**Data records:**
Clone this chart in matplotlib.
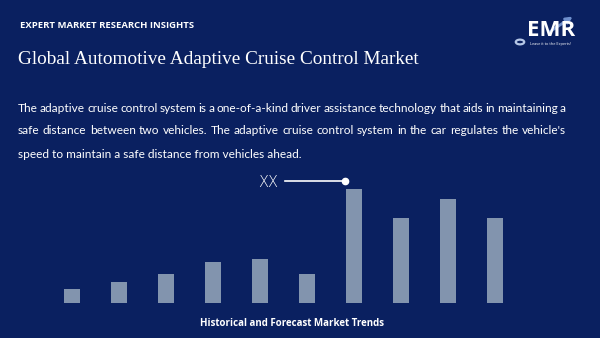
import matplotlib.pyplot as plt
from matplotlib.patches import Circle, FancyArrowPatch

# bar heights (arbitrary units)
years = list(range(10))
values = [14, 21, 29, 41, 44, 29, 114, 85, 104, 85]

header = 'EXPERT MARKET RESEARCH INSIGHTS'
title = 'Global Automotive Adaptive Cruise Control Market'
body = ["The adaptive cruise control system is a one-of-a-kind driver assistance technology that aids in maintaining a",
        "safe distance between two vehicles. The adaptive cruise control system in the car regulates the vehicle's",
        "speed to maintain a safe distance from vehicles ahead."]
xlabel = 'Historical and Forecast Market Trends'

bg = '#0a2060'
bar_col = '#8294ae'
W, H = 600, 338
body_fs = 8.6

fig = plt.figure(figsize=(6, 3.38), dpi=100, facecolor=bg)

def fx(px):
    return px / W

def fy(py):
    return 1 - py / H

# header texts
fig.text(fx(20), fy(26), header, color='white', fontsize=6.8, fontweight='bold',
         family='Open Sans', va='center', ha='left')
fig.text(fx(18), fy(59), title, color='white', fontsize=13.9, family='Liberation Serif',
         va='center', ha='left')

# body paragraph, justified by hand except the last line
fig.canvas.draw()
r = fig.canvas.get_renderer()
x0, x1 = 18, 566
for i, line in enumerate(body):
    y = fy(108 + 23 * i)
    if i == len(body) - 1:
        fig.text(fx(x0), y, line, color='white', fontsize=body_fs, family='Lato', va='center')
        continue
    words = line.split(' ')
    widths = []
    for w in words:
        t = fig.text(0, 0, w, fontsize=body_fs, family='Lato')
        widths.append(t.get_window_extent(r).width)
        t.remove()
    gap = (x1 - x0 - sum(widths)) / (len(words) - 1)
    x = x0
    for w, wd in zip(words, widths):
        fig.text(fx(x), y, w, color='white', fontsize=body_fs, family='Lato', va='center')
        x += wd + gap

# bars
ax = fig.add_axes([fx(40), fy(303.3), fx(480), (303.3 - 170) / H])
ax.set_facecolor(bg)
ax.bar(years, values, width=0.36, color=bar_col)
ax.set_xlim((40 - 72) / 47, (520 - 72) / 47)
ax.set_ylim(0, 133.3)
ax.axis('off')

# XX callout
ax.plot([(285 - 72) / 47, (345 - 72) / 47], [122.3, 122.3], color='white', lw=1.2, clip_on=False)
ax.plot([(345 - 72) / 47], [122.3], 'o', color='white', ms=4.5, clip_on=False)
ax.text((268 - 72) / 47, 121, 'XX', color='white', fontsize=10.5, ha='center', va='center',
        family='DejaVu Sans', fontweight='light')

fig.text(fx(292), fy(324), xlabel, color='white', fontsize=7.0, fontweight='bold',
         family='Open Sans', ha='center', va='center')

# logo
fig.patches.append(FancyArrowPatch((fx(548), fy(33)), (fx(575), fy(15)), transform=fig.transFigure,
                                   arrowstyle='-|>', mutation_scale=9, color='#6f8fcc', lw=2))
fig.text(fx(551), fy(31), 'EMR', color='white', fontsize=16, fontweight='bold',
         family='Open Sans', ha='center', va='center')
fig.text(fx(551), fy(44.5), 'Leave it to the Experts!', color='white', fontsize=2.8,
         family='Open Sans', ha='center', va='center')
fig.patches.append(Circle((fx(520), fy(42)), 0.007, transform=fig.transFigure,
                          fill=False, ec='#b5c6e6', lw=1.6))

fig.savefig('out.png', dpi=100, facecolor=bg)
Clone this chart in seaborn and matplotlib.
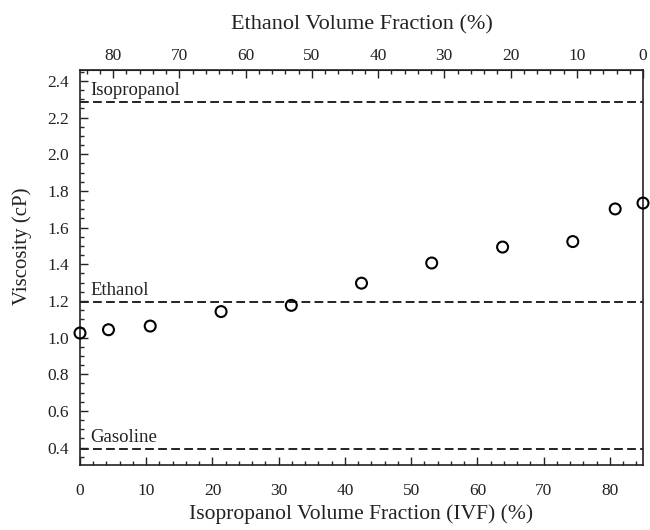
import matplotlib
matplotlib.use("Agg")
import matplotlib.pyplot as plt
import seaborn as sns
import numpy as np
import pandas as pd
from matplotlib.ticker import MultipleLocator

ivf = [0, 4.3, 10.6, 21.3, 31.9, 42.5, 53.1, 63.8, 74.4, 80.8, 85]
viscosity = [1.025, 1.043, 1.063, 1.142, 1.176, 1.297, 1.407, 1.494, 1.524, 1.702, 1.734]
ref_names = ["Isopropanol", "Ethanol", "Gasoline"]
ref_values = [2.285, 1.192, 0.393]
x_ticks = [0, 10, 20, 30, 40, 50, 60, 70, 80]
top_ticks = [0, 10, 20, 30, 40, 50, 60, 70, 80]
y_ticks = [0.4, 0.6, 0.8, 1.0, 1.2, 1.4, 1.6, 1.8, 2.0, 2.2, 2.4]

sns.set_style("ticks")
plt.rcParams['font.family'] = ['Liberation Serif', 'DejaVu Serif']
plt.rcParams['mathtext.fontset'] = 'stix'

df = pd.DataFrame({"IVF": ivf, "Viscosity": viscosity})

fig = plt.figure(figsize=(6.5, 5.3), dpi=100)
ax = fig.add_axes([80/650, 1-465/530, (643-80)/650, (465-70)/530])

for name, val in zip(ref_names, ref_values):
    ax.axhline(val, color="#222222", lw=1.4, ls=(0, (4.5, 2.2)), zorder=1)
    ax.text(1.6, val + 0.018, name, fontsize=13.5, color="#222222", va="bottom", ha="left")

sns.scatterplot(data=df, x="IVF", y="Viscosity", ax=ax, marker="o", s=62,
                facecolor="none", edgecolor="black", linewidth=1.5, zorder=3, clip_on=False)

ax.set_xlim(0, 85)
ax.set_ylim(0.305, 2.46)
ax.set_xticks(x_ticks)
ax.set_yticks(y_ticks)
ax.set_yticklabels([f"{v:.1f}" for v in y_ticks])
ax.xaxis.set_minor_locator(MultipleLocator(2))
ax.yaxis.set_minor_locator(MultipleLocator(0.05))
ax.tick_params(axis="both", which="major", direction="in", length=6, width=1.0, labelsize=12.5, colors="#222222")
ax.tick_params(axis="both", which="minor", direction="in", length=3, width=1.0)
ax.tick_params(axis="x", which="major", pad=13)
ax.tick_params(axis="y", which="major", pad=8)
ax.tick_params(axis="x", which="both", top=False)
ax.tick_params(axis="y", which="both", right=False)
for sp in ax.spines.values():
    sp.set_visible(True)
    sp.set_linewidth(1.2)
    sp.set_color("#222222")

ax.set_xlabel("Isopropanol Volume Fraction (IVF) (%)", fontsize=15.5, color="#222222", labelpad=4)
ax.set_ylabel("Viscosity (cP)", fontsize=15, color="#222222")
ax.yaxis.set_label_coords(-0.085, 0.555)

sec = ax.secondary_xaxis("top", functions=(lambda x: 85 - x, lambda x: 85 - x))
sec.set_xticks(top_ticks)
sec.xaxis.set_minor_locator(MultipleLocator(2))
sec.tick_params(axis="x", which="major", direction="in", length=6, width=1.0, labelsize=12.5, colors="#222222", pad=4)
sec.tick_params(axis="x", which="minor", direction="in", length=3, width=1.0)
sec.set_xlabel("Ethanol Volume Fraction (%)", fontsize=16, color="#222222", labelpad=14)

fig.savefig("out.png", dpi=100, facecolor="white")
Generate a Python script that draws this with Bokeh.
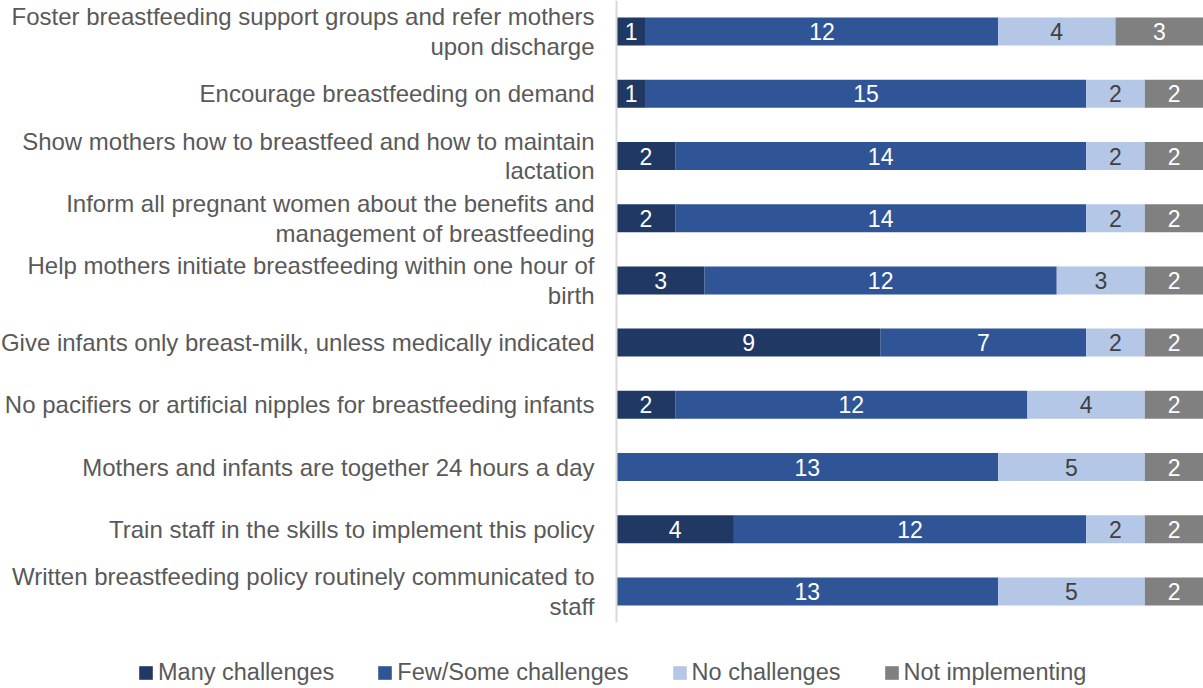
from bokeh.plotting import figure
from bokeh.models import Range1d, Legend, LegendItem, ColumnDataSource, FixedTicker, LinearAxis
from bokeh.core.properties import value
from bokeh.embed import file_html
from bokeh.resources import INLINE

categories = [
    "Foster breastfeeding support groups and refer mothers\nupon discharge",
    "Encourage breastfeeding on demand",
    "Show mothers how to breastfeed and how to maintain\nlactation",
    "Inform all pregnant women about the benefits and\nmanagement of breastfeeding",
    "Help mothers initiate breastfeeding within one hour of\nbirth",
    "Give infants only breast-milk, unless medically indicated",
    "No pacifiers or artificial nipples for breastfeeding infants",
    "Mothers and infants are together 24 hours a day",
    "Train staff in the skills to implement this policy",
    "Written breastfeeding policy routinely communicated to\nstaff",
]
series_names = ["Many challenges", "Few/Some challenges", "No challenges", "Not implementing"]
many = [1, 1, 2, 2, 3, 9, 2, 0, 4, 0]
few = [12, 15, 14, 14, 12, 7, 12, 13, 12, 13]
none_ = [4, 2, 2, 2, 3, 2, 4, 5, 2, 5]
notimpl = [3, 2, 2, 2, 2, 2, 2, 2, 2, 2]

colors = ["#203864", "#2F5597", "#B4C7E7", "#808080"]
label_colors = ["#FFFFFF", "#FFFFFF", "#404040", "#FFFFFF"]
keys = ["many", "few", "none", "notimpl"]
series = [many, few, none_, notimpl]

FONT = "Liberation Sans"
W, H = 1203, 688
LEFT = 616          # pixel where the value axis starts
ROW = 62.2          # pixel height of one category row
TOTAL = 20

pos = list(range(len(categories)))  # 0 = top row
src = ColumnDataSource(dict(pos=pos, many=many, few=few, none=none_, notimpl=notimpl))

unit = (W - LEFT) / TOTAL
p = figure(
    width=W, height=H,
    x_range=Range1d(-LEFT / unit, TOTAL),
    y_range=Range1d(H / ROW - 0.5, -0.5),
    output_backend="svg", toolbar_location=None,
    min_border_left=0, min_border_right=0, min_border_top=0, min_border_bottom=0,
    x_axis_location=None, y_axis_location=None,
)
p.outline_line_color = None
p.xgrid.visible = False
p.ygrid.visible = False

rs = p.hbar_stack(keys, y="pos", height=0.45, color=colors, source=src, line_color=None)

# data labels
for i, vals in enumerate(series):
    xs, ys, ts = [], [], []
    for j, v in enumerate(vals):
        if v == 0:
            continue
        left = sum(series[k][j] for k in range(i))
        xs.append(left + v / 2)
        ys.append(pos[j])
        ts.append(str(v))
    p.text(x=xs, y=ys, text=ts, text_align="center", text_baseline="middle",
           text_font=value(FONT), text_font_size="23px", text_color=label_colors[i])

ax = LinearAxis(fixed_location=0)
ax.ticker = FixedTicker(ticks=pos)
ax.major_label_overrides = {i: c for i, c in enumerate(categories)}
ax.bounds = (-0.5, len(categories) - 0.5)
ax.axis_line_color = "#D9D9D9"
ax.axis_line_width = 2
ax.major_tick_line_color = None
ax.minor_tick_line_color = None
ax.major_label_standoff = 16
ax.major_label_text_font = FONT
ax.major_label_text_font_size = "24px"
ax.major_label_text_color = "#595959"
ax.major_label_text_line_height = 1.1
p.add_layout(ax, "left")

legend = Legend(
    items=[LegendItem(label=n, renderers=[r]) for n, r in zip(series_names, rs)],
    orientation="horizontal", location=(137, 2),
    label_text_font=FONT, label_text_font_size="23.5px", label_text_color="#595959",
    glyph_width=17, glyph_height=17, label_standoff=4, spacing=42,
    background_fill_alpha=0, border_line_color=None, padding=0, margin=0,
)
p.add_layout(legend, "center")

open("out.html", "w").write(file_html(p, INLINE))
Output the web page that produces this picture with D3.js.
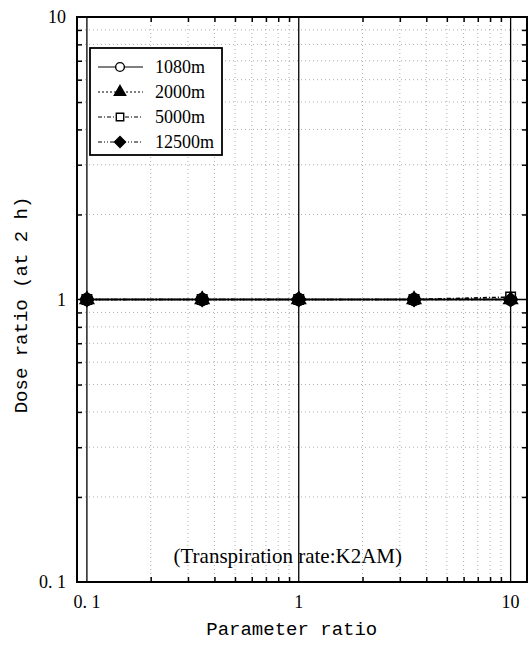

**Written task:** Repeat only the lines from the one with "Clone this chart in seaborn and matplotlib." down to the one with "from matplotlib.ticker import MultipleLocator", word for word and both included, and leave the pictures out.

**Complete output:**
Clone this chart in seaborn and matplotlib.
import matplotlib
matplotlib.use("Agg")
import matplotlib.pyplot as plt
import seaborn as sns
import numpy as np
import pandas as pd
from matplotlib.ticker import MultipleLocator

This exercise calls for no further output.